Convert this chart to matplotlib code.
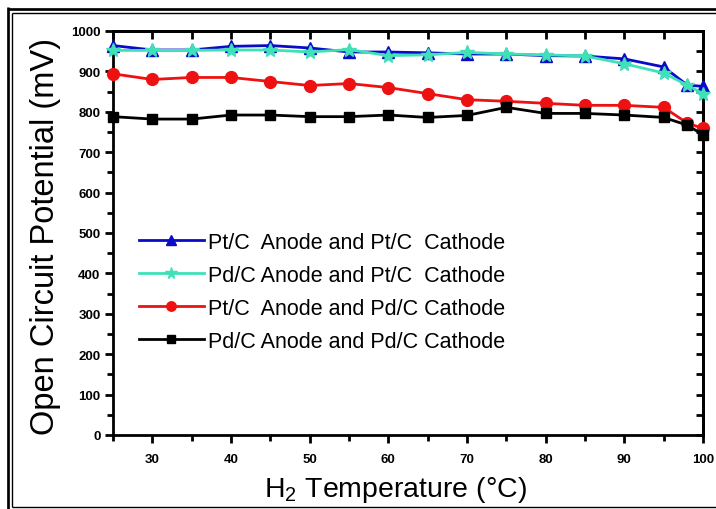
import matplotlib
matplotlib.use("Agg")
import matplotlib.pyplot as plt
from matplotlib.lines import Line2D
from matplotlib.ticker import MultipleLocator

plt.rcParams["font.family"] = ["Liberation Sans", "DejaVu Sans"]
plt.rcParams["mathtext.fontset"] = "custom"
plt.rcParams["mathtext.rm"] = "Liberation Sans"

# Temperatura H2 (°C)
temperature = [25, 30, 35, 40, 45, 50, 55, 60, 65, 70, 75, 80, 85, 90, 95, 98, 100]

# Potencjał obwodu otwartego (mV)
pt_pt = [964, 953, 953, 962, 964, 958, 948, 948, 946, 943, 943, 939, 938, 931, 911, 866, 863]
pd_pt = [952, 952, 952, 953, 953, 948, 954, 939, 941, 947, 943, 941, 938, 919, 896, 866, 845]
pt_pd = [894, 880, 885, 885, 875, 865, 870, 860, 845, 830, 826, 821, 816, 816, 811, 772, 759]
pd_pd = [788, 782, 782, 792, 792, 788, 788, 792, 786, 791, 811, 796, 796, 792, 786, 767, 743]

labels = [
    "Pt/C  Anode and Pt/C  Cathode",
    "Pd/C Anode and Pt/C  Cathode",
    "Pt/C  Anode and Pd/C Cathode",
    "Pd/C Anode and Pd/C Cathode",
]

W, H = 716, 510
fig = plt.figure(figsize=(W / 100, H / 100), dpi=100)
ax = fig.add_axes([113 / W, 1 - 436 / H, 590 / W, 404 / H])

ax.plot(temperature, pt_pt, color="#0a0ac8", lw=2, marker="^", ms=8.5, label=labels[0], clip_on=False, zorder=4)
ax.plot(temperature, pd_pt, color="#40e0b8", lw=2, marker="*", ms=10.5, label=labels[1], clip_on=False, zorder=5)
ax.plot(temperature, pt_pd, color="#ee1111", lw=2, marker="o", ms=8.5, label=labels[2], clip_on=False, zorder=3)
ax.plot(temperature, pd_pd, color="black", lw=2, marker="s", ms=7, label=labels[3], clip_on=False, zorder=3)

ax.set_xlim(25, 100)
ax.set_ylim(0, 1000)
ax.xaxis.set_major_locator(MultipleLocator(10))
ax.xaxis.set_minor_locator(MultipleLocator(5))
ax.yaxis.set_major_locator(MultipleLocator(100))
ax.yaxis.set_minor_locator(MultipleLocator(50))
ax.set_xticks([30, 40, 50, 60, 70, 80, 90, 100])

for s in ax.spines.values():
    s.set_linewidth(2)

ax.tick_params(axis="both", which="major", direction="out", length=6, width=2,
               labelsize=9.5, pad=3)
ax.tick_params(axis="x", which="major", pad=7)
ax.tick_params(axis="both", which="minor", direction="out", length=4, width=2)
for lab in ax.get_xticklabels() + ax.get_yticklabels():
    lab.set_fontweight("bold")

# górna i prawa oś z kreskami do środka
top = ax.secondary_xaxis("top")
top.xaxis.set_major_locator(MultipleLocator(10))
top.xaxis.set_minor_locator(MultipleLocator(5))
top.tick_params(which="both", direction="in", length=6, width=2, labeltop=False)
top.spines["top"].set_linewidth(2)
right = ax.secondary_yaxis("right")
right.yaxis.set_major_locator(MultipleLocator(100))
right.yaxis.set_minor_locator(MultipleLocator(50))
right.tick_params(which="both", direction="in", length=5, width=2, labelright=False)
right.spines["right"].set_linewidth(2)

ax.set_ylabel("Open Circuit Potential (mV)", fontsize=23.5)
ax.yaxis.set_label_coords(-0.115, 0.495)
ax.yaxis.label.set_va("center")
ax.set_xlabel("H$_2$ Temperature (°C)", fontsize=20.5)
ax.xaxis.set_label_coords(0.478, -0.151)
ax.xaxis.label.set_va("baseline")

ax.legend(loc="upper left", bbox_to_anchor=(139 / W, 1 - 233 / H), bbox_transform=fig.transFigure,
          frameon=False, fontsize=15.5, handlelength=3.0, handletextpad=0.2,
          labelspacing=0.55, borderpad=0, borderaxespad=0, markerscale=0.8)

# podwójna ramka obrazka
def px_line(x0, y0, x1, y1, lw):
    fig.add_artist(Line2D([x0 / W, x1 / W], [1 - y0 / H, 1 - y1 / H], color="black",
                          lw=lw * 0.72, transform=fig.transFigure, solid_capstyle="butt"))

px_line(8, 9.7, W, 9.7, 2.7)
px_line(8, 8.4, 8, H, 2.7)
px_line(11.8, 14, W, 14, 1.4)
px_line(11.8, 14, 11.8, 508, 1.4)
px_line(11.8, 508, W, 508, 1.4)

fig.savefig("out.png", dpi=100)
------------------------------------------------------------------------
■ Problem description ■
Take the listing above and restate it word for word, without its pictures.

■ Solution for this task ■
Convert this chart to matplotlib code.
import matplotlib
matplotlib.use("Agg")
import matplotlib.pyplot as plt
from matplotlib.lines import Line2D
from matplotlib.ticker import MultipleLocator

plt.rcParams["font.family"] = ["Liberation Sans", "DejaVu Sans"]
plt.rcParams["mathtext.fontset"] = "custom"
plt.rcParams["mathtext.rm"] = "Liberation Sans"

# Temperatura H2 (°C)
temperature = [25, 30, 35, 40, 45, 50, 55, 60, 65, 70, 75, 80, 85, 90, 95, 98, 100]

# Potencjał obwodu otwartego (mV)
pt_pt = [964, 953, 953, 962, 964, 958, 948, 948, 946, 943, 943, 939, 938, 931, 911, 866, 863]
pd_pt = [952, 952, 952, 953, 953, 948, 954, 939, 941, 947, 943, 941, 938, 919, 896, 866, 845]
pt_pd = [894, 880, 885, 885, 875, 865, 870, 860, 845, 830, 826, 821, 816, 816, 811, 772, 759]
pd_pd = [788, 782, 782, 792, 792, 788, 788, 792, 786, 791, 811, 796, 796, 792, 786, 767, 743]

labels = [
    "Pt/C  Anode and Pt/C  Cathode",
    "Pd/C Anode and Pt/C  Cathode",
    "Pt/C  Anode and Pd/C Cathode",
    "Pd/C Anode and Pd/C Cathode",
]

W, H = 716, 510
fig = plt.figure(figsize=(W / 100, H / 100), dpi=100)
ax = fig.add_axes([113 / W, 1 - 436 / H, 590 / W, 404 / H])

ax.plot(temperature, pt_pt, color="#0a0ac8", lw=2, marker="^", ms=8.5, label=labels[0], clip_on=False, zorder=4)
ax.plot(temperature, pd_pt, color="#40e0b8", lw=2, marker="*", ms=10.5, label=labels[1], clip_on=False, zorder=5)
ax.plot(temperature, pt_pd, color="#ee1111", lw=2, marker="o", ms=8.5, label=labels[2], clip_on=False, zorder=3)
ax.plot(temperature, pd_pd, color="black", lw=2, marker="s", ms=7, label=labels[3], clip_on=False, zorder=3)

ax.set_xlim(25, 100)
ax.set_ylim(0, 1000)
ax.xaxis.set_major_locator(MultipleLocator(10))
ax.xaxis.set_minor_locator(MultipleLocator(5))
ax.yaxis.set_major_locator(MultipleLocator(100))
ax.yaxis.set_minor_locator(MultipleLocator(50))
ax.set_xticks([30, 40, 50, 60, 70, 80, 90, 100])

for s in ax.spines.values():
    s.set_linewidth(2)

ax.tick_params(axis="both", which="major", direction="out", length=6, width=2,
               labelsize=9.5, pad=3)
ax.tick_params(axis="x", which="major", pad=7)
ax.tick_params(axis="both", which="minor", direction="out", length=4, width=2)
for lab in ax.get_xticklabels() + ax.get_yticklabels():
    lab.set_fontweight("bold")

# górna i prawa oś z kreskami do środka
top = ax.secondary_xaxis("top")
top.xaxis.set_major_locator(MultipleLocator(10))
top.xaxis.set_minor_locator(MultipleLocator(5))
top.tick_params(which="both", direction="in", length=6, width=2, labeltop=False)
top.spines["top"].set_linewidth(2)
right = ax.secondary_yaxis("right")
right.yaxis.set_major_locator(MultipleLocator(100))
right.yaxis.set_minor_locator(MultipleLocator(50))
right.tick_params(which="both", direction="in", length=5, width=2, labelright=False)
right.spines["right"].set_linewidth(2)

ax.set_ylabel("Open Circuit Potential (mV)", fontsize=23.5)
ax.yaxis.set_label_coords(-0.115, 0.495)
ax.yaxis.label.set_va("center")
ax.set_xlabel("H$_2$ Temperature (°C)", fontsize=20.5)
ax.xaxis.set_label_coords(0.478, -0.151)
ax.xaxis.label.set_va("baseline")

ax.legend(loc="upper left", bbox_to_anchor=(139 / W, 1 - 233 / H), bbox_transform=fig.transFigure,
          frameon=False, fontsize=15.5, handlelength=3.0, handletextpad=0.2,
          labelspacing=0.55, borderpad=0, borderaxespad=0, markerscale=0.8)

# podwójna ramka obrazka
def px_line(x0, y0, x1, y1, lw):
    fig.add_artist(Line2D([x0 / W, x1 / W], [1 - y0 / H, 1 - y1 / H], color="black",
                          lw=lw * 0.72, transform=fig.transFigure, solid_capstyle="butt"))

px_line(8, 9.7, W, 9.7, 2.7)
px_line(8, 8.4, 8, H, 2.7)
px_line(11.8, 14, W, 14, 1.4)
px_line(11.8, 14, 11.8, 508, 1.4)
px_line(11.8, 508, W, 508, 1.4)

fig.savefig("out.png", dpi=100)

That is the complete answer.